Menurut Maududi syariat Islam tidak mengenal pemisahan
antara politik atau agama dan negara, syariat Islam adalah suatu sistem yang
sempurna, meliputi seluruh aspek kehidupan dan tatanan kemasyarakatan.
Sementara itu Ibnu Taimiyyah menjelaskan dalam bukunya al-Syāsah al-Syar’īyah fī
aslah al-Ra’i wa al-Ri’āyah bahwa syariah adalah
prinsip agama yang lengkap, baginya syariah itu harus menjadi konstitusi
negara, Islam adalah agama sekaligus negara (dīn wa daulah), dan tokoh-tokoh lainnya seperti Sayyid Quthb, Rasyid Ridha dan Hasan al-Banna.

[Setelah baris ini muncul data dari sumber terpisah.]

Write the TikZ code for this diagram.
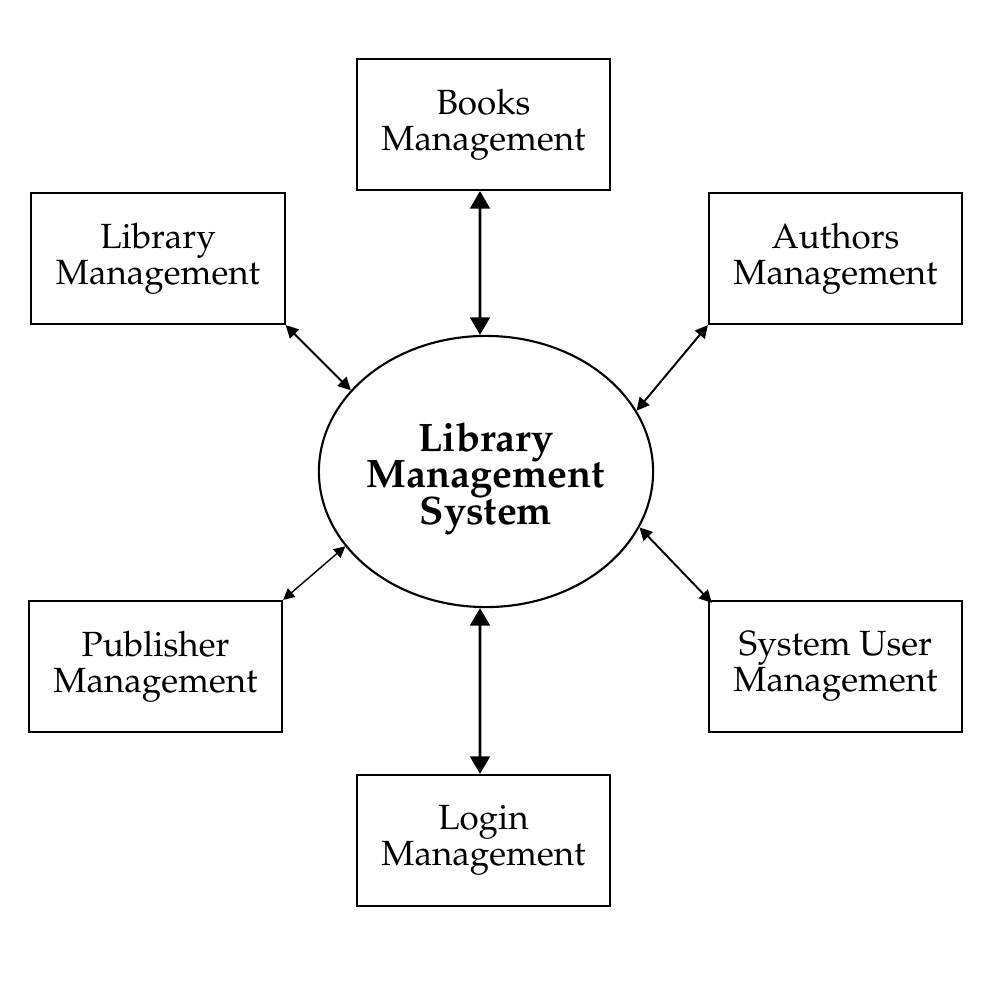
\documentclass[tikz,border=0pt]{standalone}
\usepackage[T1]{fontenc}
\usepackage{mathpazo}
\usetikzlibrary{shapes.geometric,arrows.meta}
\newcommand\corefont{\fontsize{11.3}{10.3}\selectfont\bfseries\lineskiplimit=-20pt\relax}
\tikzset{
  mbox/.style={draw, line width=0.6pt, minimum width=2.53cm, minimum height=1.31cm, inner sep=0pt, align=center, font=\fontsize{9.95}{10.3}\selectfont},
  core/.style={draw, ellipse, line width=0.6pt, minimum width=3.34cm, minimum height=2.71cm, inner sep=-4pt, align=center, font=\corefont},
  bigarrow/.style={line width=0.85pt, {Triangle[width=5.6pt,length=5pt]}-{Triangle[width=5.6pt,length=5pt]}},
  smallarrow/.style={line width=0.55pt, {Triangle[width=3.6pt,length=3.6pt]}-{Triangle[width=3.6pt,length=3.6pt]}},
  thinarrow/.style={line width=0.4pt, {Triangle[width=3.2pt,length=3.2pt]}-{Triangle[width=3.2pt,length=3.2pt]}}
}
\begin{document}
\begin{tikzpicture}[x=0.01cm,y=-0.01cm]
\useasboundingbox[fill=white] (0,0) rectangle (1000,1000);
\node[core] (sys) at (486,471.5) {\rule{0pt}{12.2pt}Library\\Management\\System};
\node[mbox] (books) at (483.5,124.5) {Books\\Management};
\node[mbox] (lib) at (158,258.5) {Library\\Management};
\node[mbox] (auth) at (835.5,258.5) {Authors\\Management};
\node[mbox] (pub) at (155.5,666.5) {Publisher\\Management};
\node[mbox] (user) at (835.5,666.5) {System User\\Management};
\node[mbox] (login) at (483.5,840.5) {Login\\Management};
\draw[bigarrow] ([xshift=-0.035cm]books.south) -- ([xshift=-0.06cm]sys.north);
\draw[bigarrow] ([xshift=-0.06cm]sys.south) -- ([xshift=-0.035cm]login.north);
\draw[smallarrow] (lib.south east) -- (sys.149.6);
\draw[smallarrow] (auth.south west) -- (sys.22.9);
\draw[thinarrow] (pub.north east) -- (sys.208.2);
\draw[smallarrow] ([xshift=0.04cm,yshift=-0.03cm]user.north west) -- (sys.340.1);
\end{tikzpicture}
\end{document}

Di Indonesia Muhammad Natsir (1973) merupakan salah
satu tokoh yang menganut paradigma integralistik ini, dimana menurut
pandangannya bahwa urusan kenegaraan merupakan suatu bagian yang tak dapat
dipisahkan dari Islam (integreerend deel) menurutnya negara bukanlah
tujuan tapi alat, dan pada prinsipnya negara merupakan bagian yang tak
terpisahkan dari Islam itu sendiri.
Menurut Natsir dasar negara yang disebut juga sebagai state
philosophy atau falsafah negara haruslah merupakan seperangkat nilai, ide
atau norma yang diyakini sebagai suatu kebenaran yang sangggup memberi
bimbingan lahir dan batin kepada rakyat,
supaya menjadi bangsa yang berakhlak dan bermoral,
sekaligus dijadikan
sebagai sumber aturan-aturan pokok yang dituangkan dalam konstitusi (UUD) untuk
dipedomani dan dipegang teguh oleh suatu bangsa dalam memecahkan berbagai
persoalan kehidupan negara guna mewujudkan kesejahteraan dan keselamatan
bersama dan dasar seperti ini hanya ada dalam agama Islam.
B. Paradigma
Simbiotik
Paradigma ini adalah agama dan negara berhubungan
secara simbiotik, yakni berhubungan secara timbal balik dan saling
memerlukan. Dalam hal ini agama memerlukan negara, karena dengan agama negara
dapat berkembang dan begitu juga dengan sebaliknya dimana negara memerlukan
agama karena dengan agama negara dapat berkembang dalam bimbingan moral dan
etika.
Paradigma Simbiosis antara agama dan negara dapat dilacak pada pemikiran al-Mawardi, ia memaparkan bahwa kepemimpinan negara merupakan instrumen untuk meneruskan ilusi kenabian guna untuk memelihara negara dan mengatur dunia.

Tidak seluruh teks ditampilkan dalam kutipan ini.